Concordo in pieno. La malattia è europea. Essa discende da una politica che non batte più i territori. Si estrinseca come vendetta epocale della geografia e della storia — espulse dal nostro immaginario nel tempo di Internet — contro l’illusione che il mondo sia uno spazio aperto, liscio e senza cicatrici.

Di Paolo Rumiz: da Repubblica del 23 giugno 2016
(in prima pagina; continua a pag. 36)

1 Comment

1 Comments

  1. Enzo Di Fazio

    24 Giugno 2016 at 14:25

    E’ accaduto quello che pensavamo non potesse accadere, visto l’ottimismo, seppur cauto, della vigilia. La Gran Bretagna ha deciso di lasciare l’Europa. E’ prevalsa la volontà di riprendersi la propria indipendenza politica ed economica come se questa garantisse più sicurezza e maggiore sovranità.
    E’ strano che sia proprio la nazione che ha contribuito a liberare l’Europa dalla dominazione nazi-fascista a infliggere questo brutto colpo al sogno di un’ Europa di stati federali.
    Quello che è successo sarà oggetto da oggi e per molto tempo di analisi da parte di politici, di economisti, di sociologi, di storici, di tanta gente comune nel cercare i motivi che l’hanno causato con tentativi di delineare gli scenari che si apriranno.
    C’è un dato di fatto incontrovertibile che trapela anche dallo scritto di Rumiz.
    Responsabile del crescente euroscetticismo in tutto il vecchio continenete è l’incapacità dei politici europei, preoccupati solo di incontrare il consenso popolare, di pensare e di lavorare insieme per costruire un progetto coraggioso che frantumi l’ apparato burocratico e monetario in cui sono ingabbiati.
    Fa specie, nel leggere i primi commenti di stamattina, che sul piatto dei favorevoli all’uscita dall’ Europa pesino i voti della periferia e degli anziani (appartenenti alle fasce meno colte) mentre tra i contrari ci sono tantissimi giovani, soprattutto studenti, per i quali il muoversi liberi tra le varie università europee e i paesi del mercato comune ha rappresentato fin qui un’opportunità di crescita e di lavoro.

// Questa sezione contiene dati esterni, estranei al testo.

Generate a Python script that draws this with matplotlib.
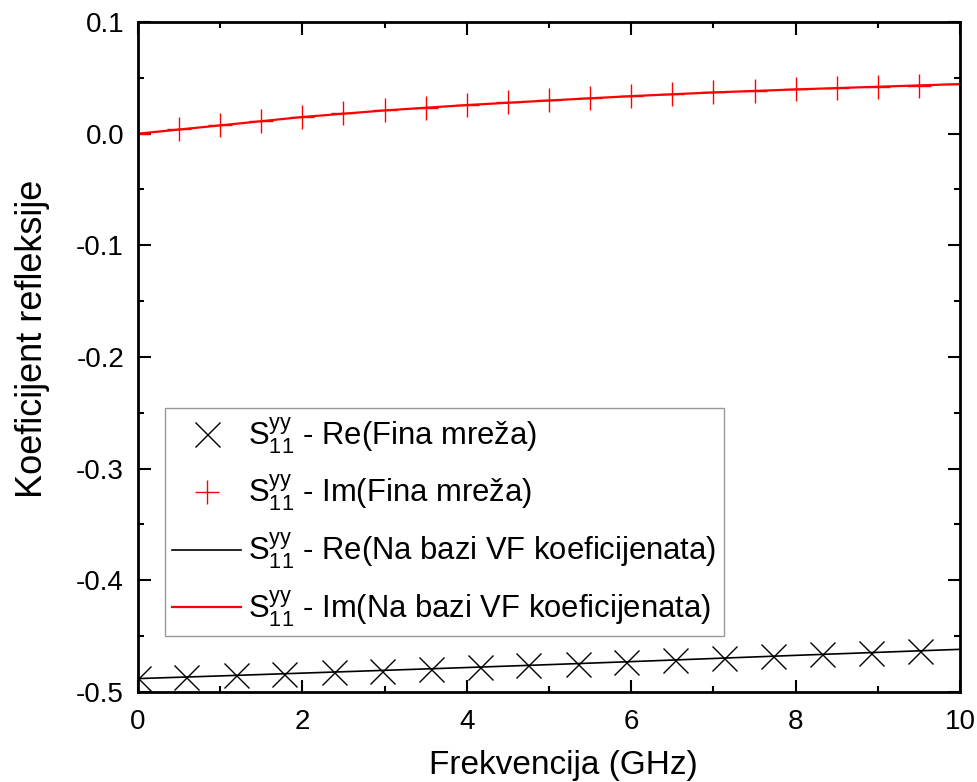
import matplotlib
matplotlib.use("Agg")
import matplotlib.pyplot as plt
from matplotlib.ticker import MultipleLocator, FormatStrFormatter

plt.rcParams['font.family'] = ['Liberation Sans', 'DejaVu Sans']
plt.rcParams['mathtext.fontset'] = 'custom'
plt.rcParams['mathtext.rm'] = 'Liberation Sans'
plt.rcParams['mathtext.it'] = 'Liberation Sans'
plt.rcParams['axes.unicode_minus'] = False

# Fine mesh (markers)
f_re_fine = [0.0, 0.59, 1.19, 1.78, 2.38, 2.97, 3.56, 4.16, 4.75, 5.35, 5.94,
             6.53, 7.13, 7.73, 8.32, 8.92, 9.51]
re_fine = [-0.4878, -0.4865, -0.4852, -0.4838, -0.4823, -0.4808, -0.4792, -0.4777,
           -0.4761, -0.4745, -0.4729, -0.4710, -0.4695, -0.4679, -0.4664, -0.4649, -0.4634]

f_im_fine = [0.0, 0.5, 1.0, 1.5, 2.0, 2.5, 3.0, 3.5, 4.0, 4.5, 5.0,
             5.5, 6.0, 6.5, 7.0, 7.5, 8.0, 8.5, 9.0, 9.5, 10.0]
im_fine = [0.0, 0.0038, 0.0074, 0.0113, 0.0149, 0.0181, 0.0208, 0.0232, 0.0256, 0.0279,
           0.0297, 0.0318, 0.0336, 0.0354, 0.0369, 0.0384, 0.0396, 0.0408, 0.0420, 0.0431, 0.0444]

# VF coefficient based curves (lines)
f_vf = [0, 1, 2, 3, 4, 5, 6, 7, 8, 9, 10]
re_vf = [-0.4880, -0.4856, -0.4831, -0.4806, -0.4781, -0.4755, -0.4728, -0.4700,
         -0.4672, -0.4645, -0.4618]
im_vf = [0.0, 0.0074, 0.0149, 0.0208, 0.0256, 0.0297, 0.0336, 0.0369, 0.0396, 0.0420, 0.0444]

labels = [r'$\mathregular{S_{11}^{yy}}$ - Re(Fina mreža)',
          r'$\mathregular{S_{11}^{yy}}$ - Im(Fina mreža)',
          r'$\mathregular{S_{11}^{yy}}$ - Re(Na bazi VF koeficijenata)',
          r'$\mathregular{S_{11}^{yy}}$ - Im(Na bazi VF koeficijenata)']

fig = plt.figure(figsize=(9.78, 7.82), dpi=100)
ax = fig.add_axes([0.1411, 0.1151, 0.8405, 0.8568])

ax.plot(f_re_fine, re_fine, linestyle='none', marker='x', color='black',
        markersize=18, markeredgewidth=1.0, label=labels[0])
ax.plot(f_im_fine, im_fine, linestyle='none', marker='+', color='red',
        markersize=17, markeredgewidth=1.0, label=labels[1])
ax.plot(f_vf, re_vf, color='black', linewidth=1.2, label=labels[2])
ax.plot(f_vf, im_vf, color='red', linewidth=1.6, label=labels[3])

ax.set_xlim(0, 10)
ax.set_ylim(-0.5, 0.1)
ax.xaxis.set_major_locator(MultipleLocator(2))
ax.xaxis.set_minor_locator(MultipleLocator(1))
ax.yaxis.set_major_locator(MultipleLocator(0.1))
ax.yaxis.set_minor_locator(MultipleLocator(0.05))
ax.yaxis.set_major_formatter(FormatStrFormatter('%.1f'))

for s in ax.spines.values():
    s.set_linewidth(2.0)
ax.tick_params(which='both', direction='in', top=True, right=True, width=1.5)
ax.tick_params(which='major', length=9, labelsize=20)
ax.tick_params(axis='y', which='major', pad=10)
ax.tick_params(axis='x', which='major', pad=12)
ax.tick_params(which='minor', length=4.5)

ax.set_xlabel('Frekvencija (GHz)', fontsize=24, labelpad=11)
ax.set_ylabel('Koeficijent refleksije', fontsize=26, labelpad=19)
ax.xaxis.label.set_x(0.517)
ax.yaxis.label.set_y(0.527)

leg = ax.legend(loc='lower left', bbox_to_anchor=(0.0325, 0.083), fontsize=22.3,
                frameon=True, fancybox=False, edgecolor='#808080',
                handlelength=2.2, handletextpad=0.25, borderpad=0.25,
                labelspacing=0.56, borderaxespad=0)
leg.get_frame().set_linewidth(1.0)

fig.savefig('out.png', dpi=100)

E’ prevalsa la chiusura rispetto all’apertura verso il futuro, patrimonio dei giovani.
    Dichiarava stamattina un docente italiano di storia dell’Iran presso l’università di Manchester che “… le università britanniche entreranno in un periodo di forte incertezza che graverà pesantemenete sul loro operato in buona parte finanziato da enti come il Consiglio Europeo per la Ricerca. L’Università di Manchester, la più grande del Regno Unito per numero di studenti, contiene istituti di ricerca di primissimo ordine, come quello per il “grafene”, diretto da due premi Nobel e sono sovvenzionati al ritmo di ben 23 milioni di sterline dal Fondo di Sviluppo Europeo….
    L’interesse degli studenti britannici nelle lingue e nelle culture europee deriva in primo luogo dalle opportunità che il Mercato comune mette a disposizione dei propri membri. Loro, come molti altri, andranno incontro a un futuro impossibile da prevedere”.

    C’è solo da sperare che quello che è accaduto con le conseguenze che ne deriveranno possa tradursi per coloro che hanno la responsabilità del futuro dell’Europa in un’opportunità di recupero del senso della solidarietà e di risveglio dal torpore in cui sono caduti per star troppo dietro ai numeri e ai vincoli di bilancio.